Qubits currently last less than a thousandth of a millisecond. Therefore if we want to achieve practical quantum computing, we need to solve the radiation problem.
The groundbreaking research began when Pacific Northwest National Laboratory nuclear physicist Brent VanDevender wanted to borrow equipment from William Oliver, a quantum information researcher. During this process, Oliver told VanDevender that quantum computing had been plagued by an unnatural amount of quasiparticles and revealed that environmental radiation was being considered as one hypothesis.

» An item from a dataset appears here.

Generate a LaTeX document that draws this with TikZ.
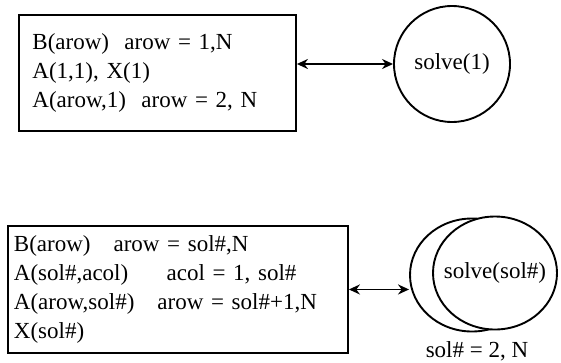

“Neutrino physicists and dark matter physicists deal with mitigating the effects of radiation all the time—it's one of the hardest parts of our life,” VanDevender told VICE. “It was really natural for us to work with Will Oliver to test that hypothesis, which is what the paper is about.”
The researchers further noted that although once revealed in their study their findings might seem obvious, they were first met with much resistance.
“After the fact, when we said, 'We've demonstrated that radiation is a source of excess quasiparticles,' everyone said, 'Well yeah, that's obvious,'” Ben Loer, a staff physicist at Pacific Northwest National Laboratory and a co-author of the study told VICE. “But those same people six months earlier—it hadn’t seemed to occur to anybody.”
Luckily for the science community at large, the researchers were not deterred and their work finally proves that quantum computing is indeed affected by cosmic radiation. Now the team is working to determine how exactly each form of radiation affects quasiparticle formation.